If these measurements seem outrageous or incomparable, you might be missing what is truly taking place. Bitcoin is still a nascent, yet extremely robust and hardened technology and monetary asset. A reaction to growing global demand for an alternative monetary system, the emergence of Bitcoin in contrast to the increasingly fragile and unstable incumbent fiat monetary order, Bitcoin stands to appreciate in orders of magnitude over the next couple of decades, as it continues on its path toward becoming fully global money.

Prudent Capital Allocation

It is clear from a risk management perspective that executives at Coinbase should use their newfound access to public markets to dilute the current shareholders equity to buy bitcoin for the company’s balance sheet. Afterall, Coinbase should understand the ills of fiat and the merit of bitcoin the asset better than nearly anyone.
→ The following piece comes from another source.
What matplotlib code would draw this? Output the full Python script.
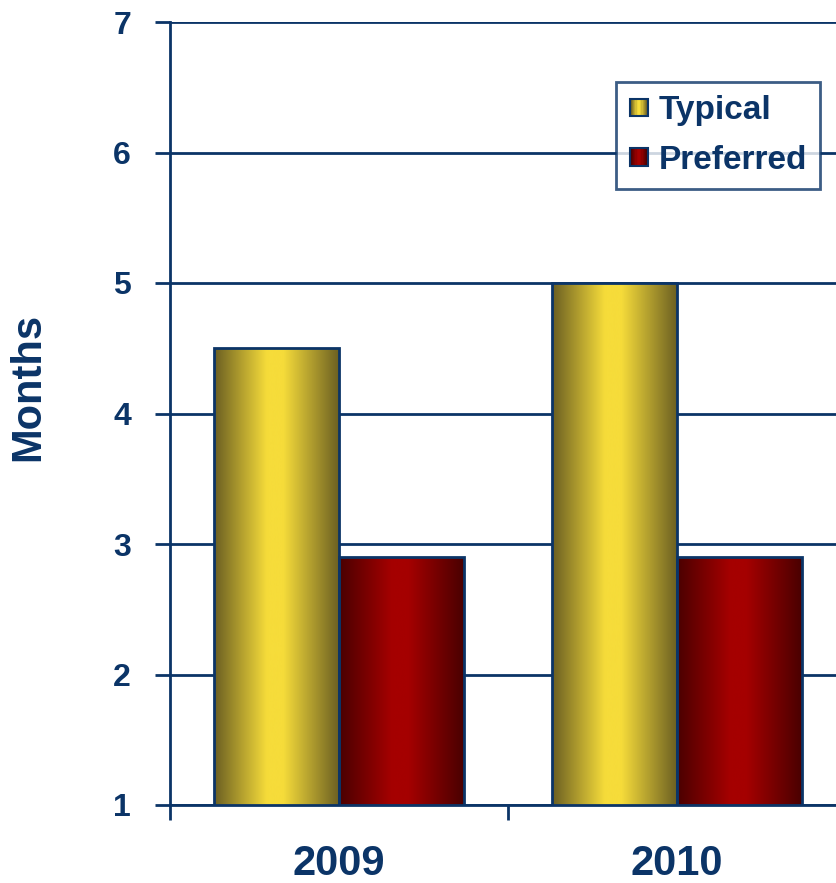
import numpy as np
import matplotlib
matplotlib.use('Agg')
import matplotlib.pyplot as plt
import matplotlib.transforms as mtransforms
from matplotlib.colors import LinearSegmentedColormap
from matplotlib.patches import Rectangle
from matplotlib.legend_handler import HandlerBase

# data
years = ['2009', '2010']
series = ['Typical', 'Preferred']
typical = [4.5, 5.0]
preferred = [2.9, 2.9]

navy = '#0b3467'
plt.rcParams['font.family'] = ['Liberation Sans', 'DejaVu Sans']
plt.rcParams['font.weight'] = 'bold'

# horizontal shading for each series: dark edges, bright middle
yellow_cm = LinearSegmentedColormap.from_list(
    'yel', [(0.0, '#6a5e22'), (0.42, '#f6dc3a'), (0.55, '#f6dc3a'), (1.0, '#6a5e22')])
red_cm = LinearSegmentedColormap.from_list(
    'red', [(0.0, '#4a0000'), (0.42, '#a50000'), (0.55, '#a50000'), (1.0, '#480000')])
cmaps = [yellow_cm, red_cm]

fig = plt.figure(figsize=(8.36, 8.83), dpi=100)
W, H = 836, 883
# axes runs from x=170 to 846 px (right side falls off the canvas)
ax = fig.add_axes([170 / W, 1 - 805 / H, 676 / W, (805 - 22) / H])

ymin, ymax = 1, 7
grad = np.linspace(0, 1, 256).reshape(1, -1)


def shaded_bar(x0, width, top, cmap):
    rect = Rectangle((x0, ymin), width, top - ymin, facecolor='none',
                     edgecolor=navy, linewidth=2, zorder=4)
    ax.add_patch(rect)
    im = ax.imshow(grad, cmap=cmap, aspect='auto', extent=(x0, x0 + width, ymin, top),
                   interpolation='bicubic', zorder=3)
    im.set_clip_path(rect)


bw = 0.37
for i, vals in enumerate([typical, preferred]):
    for j, v in enumerate(vals):
        shaded_bar(j + 0.13 + i * bw, bw, v, cmaps[i])

ax.set_xlim(0, 2)
ax.set_ylim(ymin, ymax)
ax.set_yticks(range(1, 8))
ax.set_xticks([0, 1, 2])
ax.set_xticklabels([])
ax.yaxis.grid(True, color=navy, linewidth=2)
ax.set_axisbelow(True)
for s in ['top', 'right']:
    ax.spines[s].set_visible(False)
for s in ['left', 'bottom']:
    ax.spines[s].set_color(navy)
    ax.spines[s].set_linewidth(2)
ax.tick_params(axis='both', colors=navy, width=2, length=11, direction='out')
ax.tick_params(axis='y', labelsize=23, pad=17)
for lbl in ax.get_yticklabels():
    lbl.set_fontweight('bold')

# year labels: x in data coords, y in figure coords
year_tr = mtransforms.blended_transform_factory(ax.transData, fig.transFigure)
for j, yr in enumerate(years):
    ax.text(j + 0.5, 1 - 864 / H, yr, transform=year_tr,
            ha='center', va='center', fontsize=30, fontweight='bold', color=navy)

fig.text(28 / W, 1 - 387 / H, 'Months', rotation=90, ha='center', va='center',
         fontsize=30, fontweight='bold', color=navy)


class GradientHandler(HandlerBase):
    def __init__(self, cmap):
        super().__init__()
        self.cmap = cmap

    def create_artists(self, legend, orig_handle, xdescent, ydescent, width, height,
                       fontsize, trans):
        side = fontsize * 0.52
        x0 = -xdescent + width - side
        y0 = -ydescent + (height - side) / 2
        n = 14
        arts = []
        for k in range(n):
            arts.append(Rectangle((x0 + k * side / n, y0), side / n + 0.3, side,
                                  facecolor=self.cmap((k + 0.5) / n), edgecolor='none',
                                  transform=trans))
        arts.append(Rectangle((x0, y0), side, side, facecolor='none', edgecolor=navy,
                              linewidth=1.5, transform=trans))
        return arts


h1 = Rectangle((0, 0), 1, 1)
h2 = Rectangle((0, 1), 1, 1)
leg = ax.legend([h1, h2], series,
                handler_map={h1: GradientHandler(yellow_cm), h2: GradientHandler(red_cm)},
                loc='upper left', bbox_to_anchor=((616 - 170) / 676, 1 - (82 - 22) / 783),
                fontsize=24, frameon=True, fancybox=False, handlelength=0.55,
                handletextpad=0.32, labelspacing=0.55, borderpad=0.4, borderaxespad=0)
leg.get_frame().set_edgecolor(navy)
leg.get_frame().set_linewidth(2)
leg.set_zorder(6)
for t in leg.get_texts():
    t.set_color(navy)
    t.set_fontweight('bold')

fig.savefig('out.png', dpi=100)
Conducting this economic calculation using the soundest money is even more imperative at the tail end of the long-term debt cycle, as shareholders should be looking for ways to turn the company’s record revenue and profits into sound money to protect the balance sheet from being debased. Similar to a calculation made by companies to issue debt to buy back their stock, in a sound money economic system that still has equity markets denominated in a weaker currency, a prudent strategy would be to dilute shareholder equity on a shares-outstanding basis to acquire bitcoin.

The contrast between valuing equities with expected future-discounted cash flows when sovereign debt offers negative real rates, against valuing equities as part of a fixed, 21,000,000-piece economic pie is severe. Those who adopt a bitcoin standard will have their purchasing power increase at the expense of those who don’t. This is not opinion, but rather an empirical economic reality.

Going forward, bitcoin accumulation very well may be the new share buyback, in an increasingly popular move that not only boosts share price, but does not completely decapitalize the business and promise away future free cash flows at the expense of boosting earnings in the present. Coinbase has certainly had a meaningful impact in the adoption curve of Bitcoin, but for the company to remain viable over the long term, accumulating bitcoin is absolutely imperative.